◆ **TASK PROMPT**: Go through the lines below and copy each one that holds the string "chart".

◆ **GIVEN DATA**:

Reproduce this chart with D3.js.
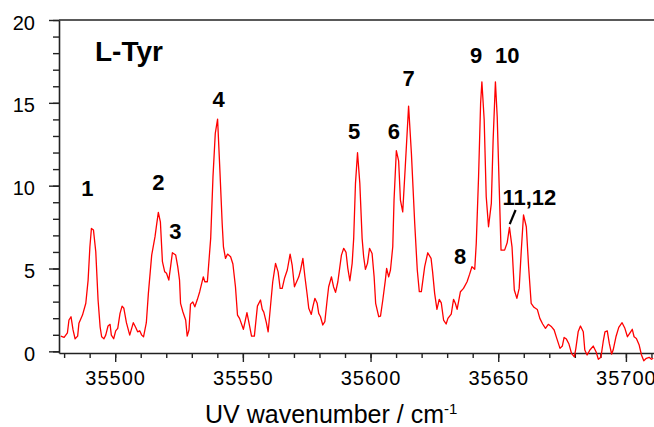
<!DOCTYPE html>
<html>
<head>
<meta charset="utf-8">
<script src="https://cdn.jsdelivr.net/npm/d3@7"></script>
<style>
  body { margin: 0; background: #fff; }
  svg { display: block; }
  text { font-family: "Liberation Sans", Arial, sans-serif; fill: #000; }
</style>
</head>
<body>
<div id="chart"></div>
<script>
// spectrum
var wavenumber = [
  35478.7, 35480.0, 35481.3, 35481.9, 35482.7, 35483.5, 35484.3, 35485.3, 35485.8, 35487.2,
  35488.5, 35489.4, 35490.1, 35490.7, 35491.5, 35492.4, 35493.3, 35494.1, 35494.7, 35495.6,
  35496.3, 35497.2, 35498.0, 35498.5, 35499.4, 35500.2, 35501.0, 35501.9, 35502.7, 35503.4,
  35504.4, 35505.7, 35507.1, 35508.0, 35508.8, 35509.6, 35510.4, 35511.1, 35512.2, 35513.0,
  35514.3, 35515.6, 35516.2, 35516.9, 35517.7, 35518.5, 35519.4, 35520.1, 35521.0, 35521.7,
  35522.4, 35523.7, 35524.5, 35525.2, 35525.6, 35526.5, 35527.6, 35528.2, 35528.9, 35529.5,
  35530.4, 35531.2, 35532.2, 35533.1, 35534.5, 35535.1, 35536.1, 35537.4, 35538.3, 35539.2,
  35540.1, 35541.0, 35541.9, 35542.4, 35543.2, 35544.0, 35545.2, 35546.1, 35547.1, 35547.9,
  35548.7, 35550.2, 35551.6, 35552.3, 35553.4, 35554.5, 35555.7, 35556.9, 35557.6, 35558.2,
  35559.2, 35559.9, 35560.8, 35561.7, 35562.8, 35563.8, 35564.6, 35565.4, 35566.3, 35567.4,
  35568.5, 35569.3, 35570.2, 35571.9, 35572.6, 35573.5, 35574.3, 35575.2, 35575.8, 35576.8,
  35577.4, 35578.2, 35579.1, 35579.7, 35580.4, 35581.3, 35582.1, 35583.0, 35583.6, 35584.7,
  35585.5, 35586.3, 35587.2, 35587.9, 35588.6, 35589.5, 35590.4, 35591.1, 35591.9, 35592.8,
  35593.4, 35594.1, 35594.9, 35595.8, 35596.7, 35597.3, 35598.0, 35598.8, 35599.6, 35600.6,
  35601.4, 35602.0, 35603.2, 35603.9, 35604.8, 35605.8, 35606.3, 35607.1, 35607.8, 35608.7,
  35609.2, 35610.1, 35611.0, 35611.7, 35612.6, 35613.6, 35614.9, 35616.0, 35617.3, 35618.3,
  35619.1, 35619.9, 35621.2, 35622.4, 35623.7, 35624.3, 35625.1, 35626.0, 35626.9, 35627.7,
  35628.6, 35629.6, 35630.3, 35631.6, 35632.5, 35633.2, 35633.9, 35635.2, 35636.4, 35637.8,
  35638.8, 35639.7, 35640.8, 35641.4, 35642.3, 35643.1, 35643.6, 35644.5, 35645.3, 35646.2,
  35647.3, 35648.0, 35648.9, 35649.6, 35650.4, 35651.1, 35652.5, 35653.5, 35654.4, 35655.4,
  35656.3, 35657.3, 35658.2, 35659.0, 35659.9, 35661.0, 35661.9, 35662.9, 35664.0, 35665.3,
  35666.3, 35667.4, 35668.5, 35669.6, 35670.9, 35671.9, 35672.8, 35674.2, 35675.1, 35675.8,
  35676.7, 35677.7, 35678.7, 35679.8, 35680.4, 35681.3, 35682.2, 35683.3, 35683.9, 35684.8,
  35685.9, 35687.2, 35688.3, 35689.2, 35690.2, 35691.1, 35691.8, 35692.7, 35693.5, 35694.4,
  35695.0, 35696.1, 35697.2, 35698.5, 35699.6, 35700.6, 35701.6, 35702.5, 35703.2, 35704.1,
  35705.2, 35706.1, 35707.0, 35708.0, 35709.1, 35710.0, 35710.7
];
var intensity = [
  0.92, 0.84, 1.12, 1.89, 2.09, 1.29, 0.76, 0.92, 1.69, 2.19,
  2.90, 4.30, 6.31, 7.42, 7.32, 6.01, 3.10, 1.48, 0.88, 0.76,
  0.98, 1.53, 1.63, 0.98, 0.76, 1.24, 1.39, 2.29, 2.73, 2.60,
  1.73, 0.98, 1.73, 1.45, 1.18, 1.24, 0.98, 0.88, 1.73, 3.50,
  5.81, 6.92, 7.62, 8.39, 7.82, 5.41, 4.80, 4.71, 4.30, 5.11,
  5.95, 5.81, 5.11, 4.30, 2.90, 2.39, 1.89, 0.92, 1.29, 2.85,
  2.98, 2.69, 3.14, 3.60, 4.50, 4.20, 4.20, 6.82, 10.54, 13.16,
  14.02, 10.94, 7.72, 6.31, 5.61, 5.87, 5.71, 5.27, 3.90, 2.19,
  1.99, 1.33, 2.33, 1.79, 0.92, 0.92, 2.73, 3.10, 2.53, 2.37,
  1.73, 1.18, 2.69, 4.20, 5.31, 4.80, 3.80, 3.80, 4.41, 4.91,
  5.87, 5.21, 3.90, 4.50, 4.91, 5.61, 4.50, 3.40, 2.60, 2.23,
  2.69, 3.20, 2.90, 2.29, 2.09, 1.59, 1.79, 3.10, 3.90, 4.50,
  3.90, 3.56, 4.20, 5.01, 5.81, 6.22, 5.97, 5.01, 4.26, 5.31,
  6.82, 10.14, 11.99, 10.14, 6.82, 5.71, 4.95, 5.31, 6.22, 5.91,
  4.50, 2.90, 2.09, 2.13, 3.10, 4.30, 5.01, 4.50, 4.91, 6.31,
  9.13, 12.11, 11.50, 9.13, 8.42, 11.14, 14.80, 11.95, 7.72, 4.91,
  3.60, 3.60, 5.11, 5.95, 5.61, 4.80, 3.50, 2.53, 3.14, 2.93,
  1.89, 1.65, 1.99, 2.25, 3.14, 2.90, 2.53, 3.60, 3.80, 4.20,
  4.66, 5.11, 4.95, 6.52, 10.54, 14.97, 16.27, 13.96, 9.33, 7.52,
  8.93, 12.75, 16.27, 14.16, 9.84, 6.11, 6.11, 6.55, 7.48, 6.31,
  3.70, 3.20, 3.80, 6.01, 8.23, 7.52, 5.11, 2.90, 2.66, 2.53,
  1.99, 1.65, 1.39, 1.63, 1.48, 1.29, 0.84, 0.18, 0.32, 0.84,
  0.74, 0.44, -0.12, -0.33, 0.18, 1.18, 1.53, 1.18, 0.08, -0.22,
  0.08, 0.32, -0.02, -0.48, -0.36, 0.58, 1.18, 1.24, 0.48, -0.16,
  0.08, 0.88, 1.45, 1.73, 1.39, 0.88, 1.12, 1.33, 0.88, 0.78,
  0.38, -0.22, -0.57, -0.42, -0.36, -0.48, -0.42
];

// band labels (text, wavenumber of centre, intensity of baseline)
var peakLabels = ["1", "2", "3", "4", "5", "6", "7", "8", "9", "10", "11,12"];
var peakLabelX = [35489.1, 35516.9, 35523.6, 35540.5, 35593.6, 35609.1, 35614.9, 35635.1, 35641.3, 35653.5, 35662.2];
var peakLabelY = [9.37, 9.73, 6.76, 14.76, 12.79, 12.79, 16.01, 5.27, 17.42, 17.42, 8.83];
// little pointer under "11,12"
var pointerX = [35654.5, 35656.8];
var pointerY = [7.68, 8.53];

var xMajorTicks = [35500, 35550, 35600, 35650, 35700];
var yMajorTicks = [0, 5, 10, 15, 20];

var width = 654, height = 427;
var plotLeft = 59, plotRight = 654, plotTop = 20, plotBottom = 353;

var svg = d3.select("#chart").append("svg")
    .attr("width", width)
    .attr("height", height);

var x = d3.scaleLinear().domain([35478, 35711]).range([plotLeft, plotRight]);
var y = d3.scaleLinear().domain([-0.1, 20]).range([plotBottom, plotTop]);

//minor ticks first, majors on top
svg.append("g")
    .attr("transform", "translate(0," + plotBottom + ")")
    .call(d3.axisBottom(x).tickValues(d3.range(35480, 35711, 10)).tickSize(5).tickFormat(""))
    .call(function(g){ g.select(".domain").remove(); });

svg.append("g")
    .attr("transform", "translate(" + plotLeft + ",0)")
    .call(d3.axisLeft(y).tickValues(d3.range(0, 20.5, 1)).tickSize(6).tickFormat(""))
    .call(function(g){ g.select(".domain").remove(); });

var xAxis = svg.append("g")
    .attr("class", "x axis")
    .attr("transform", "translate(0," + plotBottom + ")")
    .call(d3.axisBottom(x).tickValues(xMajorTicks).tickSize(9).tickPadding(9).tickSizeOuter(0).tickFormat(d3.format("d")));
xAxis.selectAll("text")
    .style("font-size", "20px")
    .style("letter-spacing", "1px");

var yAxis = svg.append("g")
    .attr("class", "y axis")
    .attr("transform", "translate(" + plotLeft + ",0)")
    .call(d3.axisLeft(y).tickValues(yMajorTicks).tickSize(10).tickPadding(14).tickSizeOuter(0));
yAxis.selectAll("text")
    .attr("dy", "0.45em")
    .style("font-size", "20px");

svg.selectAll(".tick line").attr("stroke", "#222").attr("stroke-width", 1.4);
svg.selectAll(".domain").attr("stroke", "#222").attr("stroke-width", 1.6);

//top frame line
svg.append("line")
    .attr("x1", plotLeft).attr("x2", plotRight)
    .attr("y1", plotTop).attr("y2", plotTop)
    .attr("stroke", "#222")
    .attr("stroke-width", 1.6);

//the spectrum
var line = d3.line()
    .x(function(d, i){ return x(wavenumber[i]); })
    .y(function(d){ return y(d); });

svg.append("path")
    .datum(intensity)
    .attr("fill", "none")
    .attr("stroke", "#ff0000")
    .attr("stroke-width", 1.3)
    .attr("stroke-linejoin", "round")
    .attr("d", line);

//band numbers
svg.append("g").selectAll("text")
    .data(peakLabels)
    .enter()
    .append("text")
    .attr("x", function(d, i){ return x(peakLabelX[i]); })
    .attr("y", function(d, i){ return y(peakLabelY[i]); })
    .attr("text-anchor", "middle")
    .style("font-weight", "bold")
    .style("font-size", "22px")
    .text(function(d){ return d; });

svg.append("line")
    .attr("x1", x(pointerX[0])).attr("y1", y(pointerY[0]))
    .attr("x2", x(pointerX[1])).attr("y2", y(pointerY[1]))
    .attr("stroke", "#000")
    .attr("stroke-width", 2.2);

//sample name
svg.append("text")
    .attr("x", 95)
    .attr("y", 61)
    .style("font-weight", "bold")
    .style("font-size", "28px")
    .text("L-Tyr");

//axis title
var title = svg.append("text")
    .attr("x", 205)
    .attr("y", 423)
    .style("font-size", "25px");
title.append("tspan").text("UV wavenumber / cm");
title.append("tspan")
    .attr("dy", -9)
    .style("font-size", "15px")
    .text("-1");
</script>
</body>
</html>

◆ **ANSWER TO THE EXERCISE**:
Reproduce this chart with D3.js.
<div id="chart"></div>
var svg = d3.select("#chart").append("svg")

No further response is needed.